> [CHALLENGE]
The data below must be copied in full and without any change.

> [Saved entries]
......

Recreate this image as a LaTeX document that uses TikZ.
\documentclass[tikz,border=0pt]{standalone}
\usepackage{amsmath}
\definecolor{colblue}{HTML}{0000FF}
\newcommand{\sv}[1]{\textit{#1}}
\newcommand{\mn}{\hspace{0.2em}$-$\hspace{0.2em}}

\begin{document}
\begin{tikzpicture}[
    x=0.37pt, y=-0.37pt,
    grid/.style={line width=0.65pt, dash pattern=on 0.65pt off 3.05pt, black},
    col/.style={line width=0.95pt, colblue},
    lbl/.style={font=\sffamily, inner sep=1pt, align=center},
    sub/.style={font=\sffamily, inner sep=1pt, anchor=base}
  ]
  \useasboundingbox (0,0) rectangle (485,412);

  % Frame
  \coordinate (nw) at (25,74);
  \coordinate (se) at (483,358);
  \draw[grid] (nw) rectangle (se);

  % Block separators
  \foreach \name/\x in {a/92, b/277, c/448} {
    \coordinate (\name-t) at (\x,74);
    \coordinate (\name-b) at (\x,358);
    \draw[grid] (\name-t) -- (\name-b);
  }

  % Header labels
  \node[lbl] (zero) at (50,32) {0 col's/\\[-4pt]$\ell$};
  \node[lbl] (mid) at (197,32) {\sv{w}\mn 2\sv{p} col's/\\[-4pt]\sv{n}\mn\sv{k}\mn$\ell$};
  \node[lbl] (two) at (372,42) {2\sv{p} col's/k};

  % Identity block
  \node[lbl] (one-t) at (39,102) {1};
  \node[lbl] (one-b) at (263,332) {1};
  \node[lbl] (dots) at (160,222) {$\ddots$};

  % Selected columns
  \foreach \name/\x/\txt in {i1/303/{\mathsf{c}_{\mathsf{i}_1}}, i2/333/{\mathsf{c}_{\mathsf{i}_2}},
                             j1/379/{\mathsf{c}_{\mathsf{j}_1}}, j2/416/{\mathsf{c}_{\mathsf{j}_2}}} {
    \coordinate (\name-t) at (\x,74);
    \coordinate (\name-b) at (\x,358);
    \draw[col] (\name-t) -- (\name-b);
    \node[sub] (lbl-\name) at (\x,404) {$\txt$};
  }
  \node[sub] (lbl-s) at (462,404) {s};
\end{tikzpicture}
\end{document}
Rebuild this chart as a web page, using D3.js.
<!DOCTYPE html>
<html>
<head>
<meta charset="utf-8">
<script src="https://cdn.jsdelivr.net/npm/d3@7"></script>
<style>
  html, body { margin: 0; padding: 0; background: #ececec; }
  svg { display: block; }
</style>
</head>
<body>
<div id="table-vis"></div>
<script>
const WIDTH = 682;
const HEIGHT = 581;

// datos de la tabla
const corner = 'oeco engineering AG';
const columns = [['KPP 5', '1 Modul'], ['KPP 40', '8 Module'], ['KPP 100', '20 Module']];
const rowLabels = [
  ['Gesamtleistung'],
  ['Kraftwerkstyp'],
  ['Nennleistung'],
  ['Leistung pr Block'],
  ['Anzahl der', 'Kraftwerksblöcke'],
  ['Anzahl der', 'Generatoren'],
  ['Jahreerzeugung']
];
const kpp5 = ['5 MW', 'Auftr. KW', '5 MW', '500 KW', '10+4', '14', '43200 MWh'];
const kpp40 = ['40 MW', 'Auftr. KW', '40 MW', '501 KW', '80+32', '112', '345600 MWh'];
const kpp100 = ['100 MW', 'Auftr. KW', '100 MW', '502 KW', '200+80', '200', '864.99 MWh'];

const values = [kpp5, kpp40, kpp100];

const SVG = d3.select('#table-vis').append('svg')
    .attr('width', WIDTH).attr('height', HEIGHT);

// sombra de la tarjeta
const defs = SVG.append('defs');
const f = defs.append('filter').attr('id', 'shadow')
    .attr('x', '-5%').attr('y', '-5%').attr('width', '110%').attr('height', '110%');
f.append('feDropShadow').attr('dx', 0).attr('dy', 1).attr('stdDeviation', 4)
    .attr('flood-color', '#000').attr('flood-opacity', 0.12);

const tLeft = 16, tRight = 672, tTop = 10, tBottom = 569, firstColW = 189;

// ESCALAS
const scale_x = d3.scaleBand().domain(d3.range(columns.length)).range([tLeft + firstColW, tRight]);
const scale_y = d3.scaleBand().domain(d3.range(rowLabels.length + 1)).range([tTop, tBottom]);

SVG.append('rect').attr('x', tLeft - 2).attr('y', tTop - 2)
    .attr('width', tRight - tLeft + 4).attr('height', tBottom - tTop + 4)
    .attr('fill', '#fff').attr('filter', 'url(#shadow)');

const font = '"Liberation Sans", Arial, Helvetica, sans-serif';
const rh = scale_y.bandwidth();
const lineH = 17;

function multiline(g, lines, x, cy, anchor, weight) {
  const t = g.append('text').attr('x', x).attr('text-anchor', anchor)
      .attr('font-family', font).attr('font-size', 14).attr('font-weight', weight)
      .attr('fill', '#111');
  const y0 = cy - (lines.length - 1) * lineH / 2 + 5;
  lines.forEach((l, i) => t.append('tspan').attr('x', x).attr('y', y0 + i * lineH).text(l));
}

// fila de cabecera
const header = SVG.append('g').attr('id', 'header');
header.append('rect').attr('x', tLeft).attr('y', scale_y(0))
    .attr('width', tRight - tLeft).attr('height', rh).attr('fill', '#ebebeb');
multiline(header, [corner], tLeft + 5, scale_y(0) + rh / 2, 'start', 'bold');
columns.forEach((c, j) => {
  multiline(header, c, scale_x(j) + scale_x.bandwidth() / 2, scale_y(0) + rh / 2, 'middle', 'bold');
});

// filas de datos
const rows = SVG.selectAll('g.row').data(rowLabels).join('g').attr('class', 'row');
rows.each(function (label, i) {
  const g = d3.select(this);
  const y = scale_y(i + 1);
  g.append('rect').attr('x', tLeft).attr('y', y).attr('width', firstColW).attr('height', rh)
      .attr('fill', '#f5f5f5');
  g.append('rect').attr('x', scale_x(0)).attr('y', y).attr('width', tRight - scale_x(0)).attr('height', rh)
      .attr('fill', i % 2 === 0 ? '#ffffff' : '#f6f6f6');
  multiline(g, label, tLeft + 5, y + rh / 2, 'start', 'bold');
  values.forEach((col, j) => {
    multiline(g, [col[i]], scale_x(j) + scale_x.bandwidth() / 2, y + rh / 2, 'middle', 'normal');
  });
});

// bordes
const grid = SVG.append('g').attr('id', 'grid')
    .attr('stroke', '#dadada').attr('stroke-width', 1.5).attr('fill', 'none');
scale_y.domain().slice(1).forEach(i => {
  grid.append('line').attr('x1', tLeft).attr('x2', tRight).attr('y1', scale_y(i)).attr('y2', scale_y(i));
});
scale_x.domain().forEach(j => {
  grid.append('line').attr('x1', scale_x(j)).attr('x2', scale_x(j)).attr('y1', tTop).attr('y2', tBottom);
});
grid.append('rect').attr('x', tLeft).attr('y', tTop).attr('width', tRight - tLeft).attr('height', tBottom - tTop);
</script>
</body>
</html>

......

> [FINISHED TASK]
Recreate this image as a LaTeX document that uses TikZ.
\documentclass[tikz,border=0pt]{standalone}
\usepackage{amsmath}
\definecolor{colblue}{HTML}{0000FF}
\newcommand{\sv}[1]{\textit{#1}}
\newcommand{\mn}{\hspace{0.2em}$-$\hspace{0.2em}}

\begin{document}
\begin{tikzpicture}[
    x=0.37pt, y=-0.37pt,
    grid/.style={line width=0.65pt, dash pattern=on 0.65pt off 3.05pt, black},
    col/.style={line width=0.95pt, colblue},
    lbl/.style={font=\sffamily, inner sep=1pt, align=center},
    sub/.style={font=\sffamily, inner sep=1pt, anchor=base}
  ]
  \useasboundingbox (0,0) rectangle (485,412);

  % Frame
  \coordinate (nw) at (25,74);
  \coordinate (se) at (483,358);
  \draw[grid] (nw) rectangle (se);

  % Block separators
  \foreach \name/\x in {a/92, b/277, c/448} {
    \coordinate (\name-t) at (\x,74);
    \coordinate (\name-b) at (\x,358);
    \draw[grid] (\name-t) -- (\name-b);
  }

  % Header labels
  \node[lbl] (zero) at (50,32) {0 col's/\\[-4pt]$\ell$};
  \node[lbl] (mid) at (197,32) {\sv{w}\mn 2\sv{p} col's/\\[-4pt]\sv{n}\mn\sv{k}\mn$\ell$};
  \node[lbl] (two) at (372,42) {2\sv{p} col's/k};

  % Identity block
  \node[lbl] (one-t) at (39,102) {1};
  \node[lbl] (one-b) at (263,332) {1};
  \node[lbl] (dots) at (160,222) {$\ddots$};

  % Selected columns
  \foreach \name/\x/\txt in {i1/303/{\mathsf{c}_{\mathsf{i}_1}}, i2/333/{\mathsf{c}_{\mathsf{i}_2}},
                             j1/379/{\mathsf{c}_{\mathsf{j}_1}}, j2/416/{\mathsf{c}_{\mathsf{j}_2}}} {
    \coordinate (\name-t) at (\x,74);
    \coordinate (\name-b) at (\x,358);
    \draw[col] (\name-t) -- (\name-b);
    \node[sub] (lbl-\name) at (\x,404) {$\txt$};
  }
  \node[sub] (lbl-s) at (462,404) {s};
\end{tikzpicture}
\end{document}
Rebuild this chart as a web page, using D3.js.
<!DOCTYPE html>
<html>
<head>
<meta charset="utf-8">
<script src="https://cdn.jsdelivr.net/npm/d3@7"></script>
<style>
  html, body { margin: 0; padding: 0; background: #ececec; }
  svg { display: block; }
</style>
</head>
<body>
<div id="table-vis"></div>
<script>
const WIDTH = 682;
const HEIGHT = 581;

// datos de la tabla
const corner = 'oeco engineering AG';
const columns = [['KPP 5', '1 Modul'], ['KPP 40', '8 Module'], ['KPP 100', '20 Module']];
const rowLabels = [
  ['Gesamtleistung'],
  ['Kraftwerkstyp'],
  ['Nennleistung'],
  ['Leistung pr Block'],
  ['Anzahl der', 'Kraftwerksblöcke'],
  ['Anzahl der', 'Generatoren'],
  ['Jahreerzeugung']
];
const kpp5 = ['5 MW', 'Auftr. KW', '5 MW', '500 KW', '10+4', '14', '43200 MWh'];
const kpp40 = ['40 MW', 'Auftr. KW', '40 MW', '501 KW', '80+32', '112', '345600 MWh'];
const kpp100 = ['100 MW', 'Auftr. KW', '100 MW', '502 KW', '200+80', '200', '864.99 MWh'];

const values = [kpp5, kpp40, kpp100];

const SVG = d3.select('#table-vis').append('svg')
    .attr('width', WIDTH).attr('height', HEIGHT);

// sombra de la tarjeta
const defs = SVG.append('defs');
const f = defs.append('filter').attr('id', 'shadow')
    .attr('x', '-5%').attr('y', '-5%').attr('width', '110%').attr('height', '110%');
f.append('feDropShadow').attr('dx', 0).attr('dy', 1).attr('stdDeviation', 4)
    .attr('flood-color', '#000').attr('flood-opacity', 0.12);

const tLeft = 16, tRight = 672, tTop = 10, tBottom = 569, firstColW = 189;

// ESCALAS
const scale_x = d3.scaleBand().domain(d3.range(columns.length)).range([tLeft + firstColW, tRight]);
const scale_y = d3.scaleBand().domain(d3.range(rowLabels.length + 1)).range([tTop, tBottom]);

SVG.append('rect').attr('x', tLeft - 2).attr('y', tTop - 2)
    .attr('width', tRight - tLeft + 4).attr('height', tBottom - tTop + 4)
    .attr('fill', '#fff').attr('filter', 'url(#shadow)');

const font = '"Liberation Sans", Arial, Helvetica, sans-serif';
const rh = scale_y.bandwidth();
const lineH = 17;

function multiline(g, lines, x, cy, anchor, weight) {
  const t = g.append('text').attr('x', x).attr('text-anchor', anchor)
      .attr('font-family', font).attr('font-size', 14).attr('font-weight', weight)
      .attr('fill', '#111');
  const y0 = cy - (lines.length - 1) * lineH / 2 + 5;
  lines.forEach((l, i) => t.append('tspan').attr('x', x).attr('y', y0 + i * lineH).text(l));
}

// fila de cabecera
const header = SVG.append('g').attr('id', 'header');
header.append('rect').attr('x', tLeft).attr('y', scale_y(0))
    .attr('width', tRight - tLeft).attr('height', rh).attr('fill', '#ebebeb');
multiline(header, [corner], tLeft + 5, scale_y(0) + rh / 2, 'start', 'bold');
columns.forEach((c, j) => {
  multiline(header, c, scale_x(j) + scale_x.bandwidth() / 2, scale_y(0) + rh / 2, 'middle', 'bold');
});

// filas de datos
const rows = SVG.selectAll('g.row').data(rowLabels).join('g').attr('class', 'row');
rows.each(function (label, i) {
  const g = d3.select(this);
  const y = scale_y(i + 1);
  g.append('rect').attr('x', tLeft).attr('y', y).attr('width', firstColW).attr('height', rh)
      .attr('fill', '#f5f5f5');
  g.append('rect').attr('x', scale_x(0)).attr('y', y).attr('width', tRight - scale_x(0)).attr('height', rh)
      .attr('fill', i % 2 === 0 ? '#ffffff' : '#f6f6f6');
  multiline(g, label, tLeft + 5, y + rh / 2, 'start', 'bold');
  values.forEach((col, j) => {
    multiline(g, [col[i]], scale_x(j) + scale_x.bandwidth() / 2, y + rh / 2, 'middle', 'normal');
  });
});

// bordes
const grid = SVG.append('g').attr('id', 'grid')
    .attr('stroke', '#dadada').attr('stroke-width', 1.5).attr('fill', 'none');
scale_y.domain().slice(1).forEach(i => {
  grid.append('line').attr('x1', tLeft).attr('x2', tRight).attr('y1', scale_y(i)).attr('y2', scale_y(i));
});
scale_x.domain().forEach(j => {
  grid.append('line').attr('x1', scale_x(j)).attr('x2', scale_x(j)).attr('y1', tTop).attr('y2', tBottom);
});
grid.append('rect').attr('x', tLeft).attr('y', tTop).attr('width', tRight - tLeft).attr('height', tBottom - tTop);
</script>
</body>
</html>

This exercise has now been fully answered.